— Start —

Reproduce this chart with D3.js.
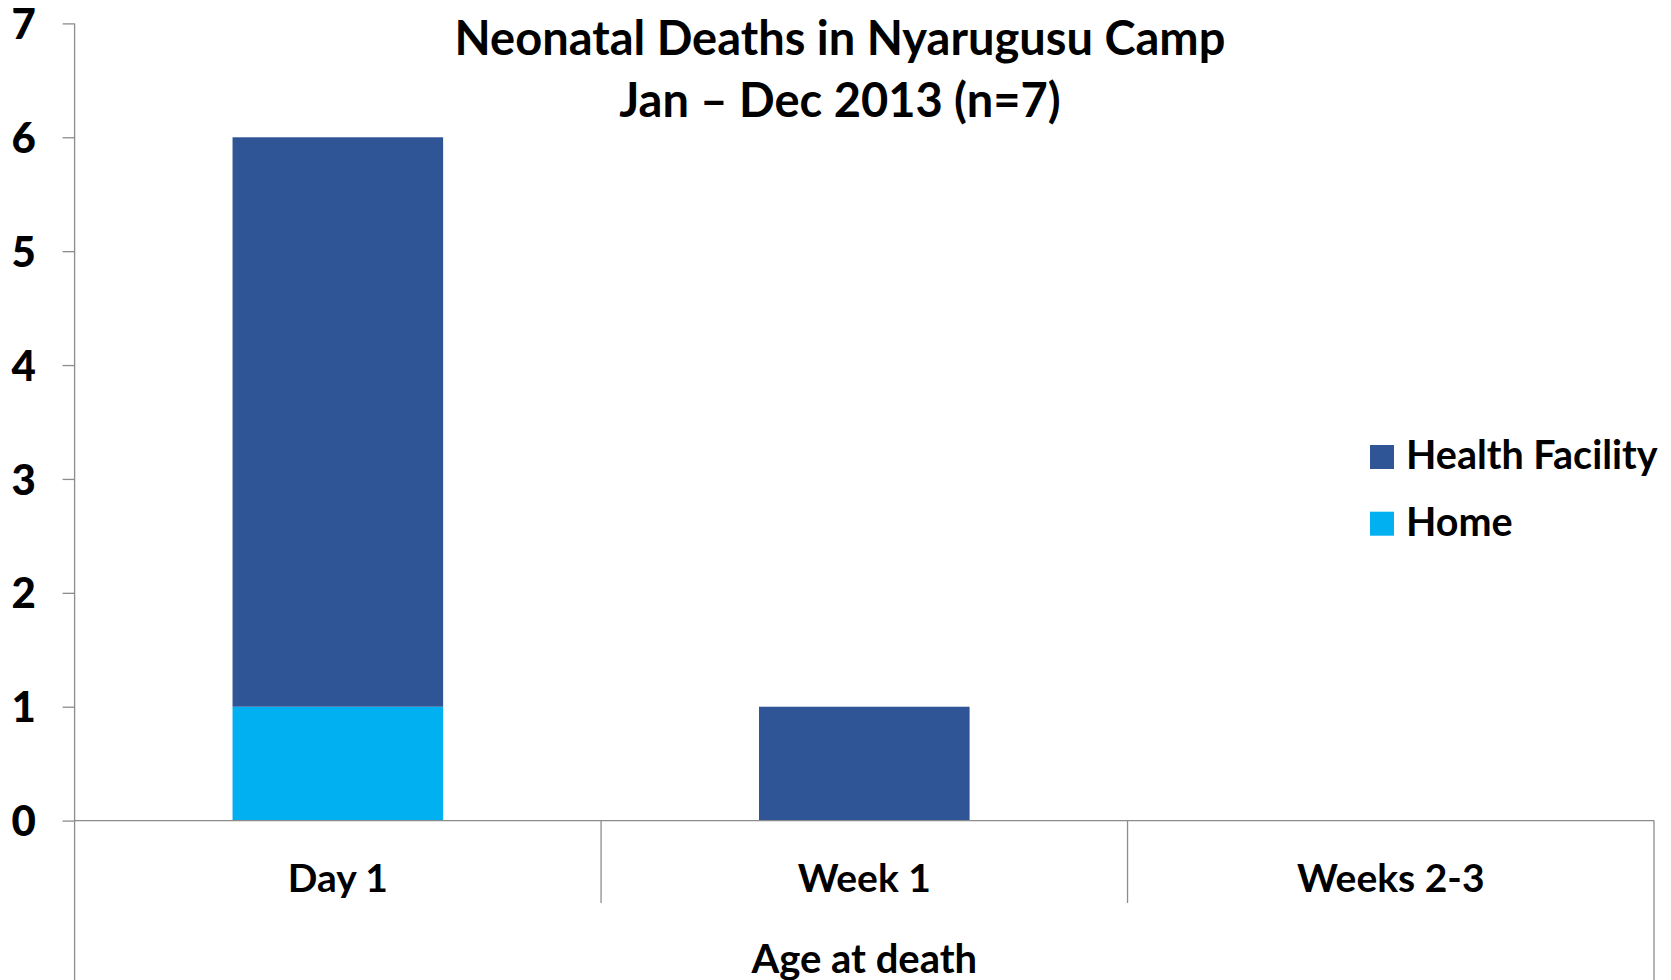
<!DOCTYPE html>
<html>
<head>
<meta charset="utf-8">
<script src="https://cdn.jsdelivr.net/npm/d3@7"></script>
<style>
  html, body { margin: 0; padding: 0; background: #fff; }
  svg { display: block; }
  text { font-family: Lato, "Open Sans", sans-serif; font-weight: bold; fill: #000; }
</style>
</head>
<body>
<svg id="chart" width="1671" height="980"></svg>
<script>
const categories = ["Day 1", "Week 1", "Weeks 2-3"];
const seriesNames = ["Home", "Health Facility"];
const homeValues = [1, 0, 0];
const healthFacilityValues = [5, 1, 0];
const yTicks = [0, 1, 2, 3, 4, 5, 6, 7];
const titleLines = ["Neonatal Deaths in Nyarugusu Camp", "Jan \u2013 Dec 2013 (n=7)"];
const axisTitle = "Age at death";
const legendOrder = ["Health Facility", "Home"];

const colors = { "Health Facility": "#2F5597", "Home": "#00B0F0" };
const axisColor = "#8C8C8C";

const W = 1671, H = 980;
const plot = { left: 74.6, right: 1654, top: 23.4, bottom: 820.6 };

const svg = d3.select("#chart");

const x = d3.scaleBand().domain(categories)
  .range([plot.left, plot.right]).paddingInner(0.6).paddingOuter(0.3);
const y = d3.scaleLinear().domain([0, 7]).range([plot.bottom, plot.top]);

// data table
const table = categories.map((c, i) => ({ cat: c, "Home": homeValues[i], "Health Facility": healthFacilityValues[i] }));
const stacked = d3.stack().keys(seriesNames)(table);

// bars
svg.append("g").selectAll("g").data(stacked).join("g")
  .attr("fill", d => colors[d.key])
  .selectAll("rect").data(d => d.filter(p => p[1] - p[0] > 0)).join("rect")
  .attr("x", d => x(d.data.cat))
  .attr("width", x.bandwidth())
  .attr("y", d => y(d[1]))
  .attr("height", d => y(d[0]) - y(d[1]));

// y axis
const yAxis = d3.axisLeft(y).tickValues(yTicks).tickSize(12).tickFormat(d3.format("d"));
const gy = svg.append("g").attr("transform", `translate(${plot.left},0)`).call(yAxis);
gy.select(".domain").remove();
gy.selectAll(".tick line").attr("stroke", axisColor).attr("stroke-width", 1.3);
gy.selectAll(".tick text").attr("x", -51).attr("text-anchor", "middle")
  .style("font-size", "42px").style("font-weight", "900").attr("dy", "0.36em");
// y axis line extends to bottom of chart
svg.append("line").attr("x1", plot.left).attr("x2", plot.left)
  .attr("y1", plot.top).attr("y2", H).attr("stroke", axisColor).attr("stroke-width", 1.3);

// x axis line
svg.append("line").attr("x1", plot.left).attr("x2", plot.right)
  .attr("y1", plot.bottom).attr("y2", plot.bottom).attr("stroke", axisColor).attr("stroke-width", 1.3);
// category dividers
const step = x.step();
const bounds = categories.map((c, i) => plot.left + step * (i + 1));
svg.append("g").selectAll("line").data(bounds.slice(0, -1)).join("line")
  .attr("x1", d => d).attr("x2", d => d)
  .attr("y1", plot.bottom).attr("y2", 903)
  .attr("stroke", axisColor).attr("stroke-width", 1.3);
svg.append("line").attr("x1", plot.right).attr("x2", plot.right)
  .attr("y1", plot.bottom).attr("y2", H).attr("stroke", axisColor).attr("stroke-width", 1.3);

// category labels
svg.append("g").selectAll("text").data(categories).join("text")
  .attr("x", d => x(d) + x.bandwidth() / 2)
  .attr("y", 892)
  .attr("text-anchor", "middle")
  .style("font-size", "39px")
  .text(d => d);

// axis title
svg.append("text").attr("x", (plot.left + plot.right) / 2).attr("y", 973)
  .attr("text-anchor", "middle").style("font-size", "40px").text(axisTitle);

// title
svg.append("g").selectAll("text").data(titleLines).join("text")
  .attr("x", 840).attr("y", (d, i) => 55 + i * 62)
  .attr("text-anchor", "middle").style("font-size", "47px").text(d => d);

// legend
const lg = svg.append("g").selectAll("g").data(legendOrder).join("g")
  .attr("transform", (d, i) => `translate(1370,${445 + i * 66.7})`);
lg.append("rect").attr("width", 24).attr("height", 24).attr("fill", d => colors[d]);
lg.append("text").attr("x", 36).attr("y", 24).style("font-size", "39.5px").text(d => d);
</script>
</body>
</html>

— End —

- **TO BE DONE**
Leave out the pictures. Transcribe only the lines above, from the first through the one that contains "d3.scaleLinear().domain([0, 7]).range([plot.bottom, plot.top]);".

- **EXPECTED ANSWER**
Reproduce this chart with D3.js.
<!DOCTYPE html>
<html>
<head>
<meta charset="utf-8">
<script src="https://cdn.jsdelivr.net/npm/d3@7"></script>
<style>
  html, body { margin: 0; padding: 0; background: #fff; }
  svg { display: block; }
  text { font-family: Lato, "Open Sans", sans-serif; font-weight: bold; fill: #000; }
</style>
</head>
<body>
<svg id="chart" width="1671" height="980"></svg>
<script>
const categories = ["Day 1", "Week 1", "Weeks 2-3"];
const seriesNames = ["Home", "Health Facility"];
const homeValues = [1, 0, 0];
const healthFacilityValues = [5, 1, 0];
const yTicks = [0, 1, 2, 3, 4, 5, 6, 7];
const titleLines = ["Neonatal Deaths in Nyarugusu Camp", "Jan \u2013 Dec 2013 (n=7)"];
const axisTitle = "Age at death";
const legendOrder = ["Health Facility", "Home"];

const colors = { "Health Facility": "#2F5597", "Home": "#00B0F0" };
const axisColor = "#8C8C8C";

const W = 1671, H = 980;
const plot = { left: 74.6, right: 1654, top: 23.4, bottom: 820.6 };

const svg = d3.select("#chart");

const x = d3.scaleBand().domain(categories)
  .range([plot.left, plot.right]).paddingInner(0.6).paddingOuter(0.3);
const y = d3.scaleLinear().domain([0, 7]).range([plot.bottom, plot.top]);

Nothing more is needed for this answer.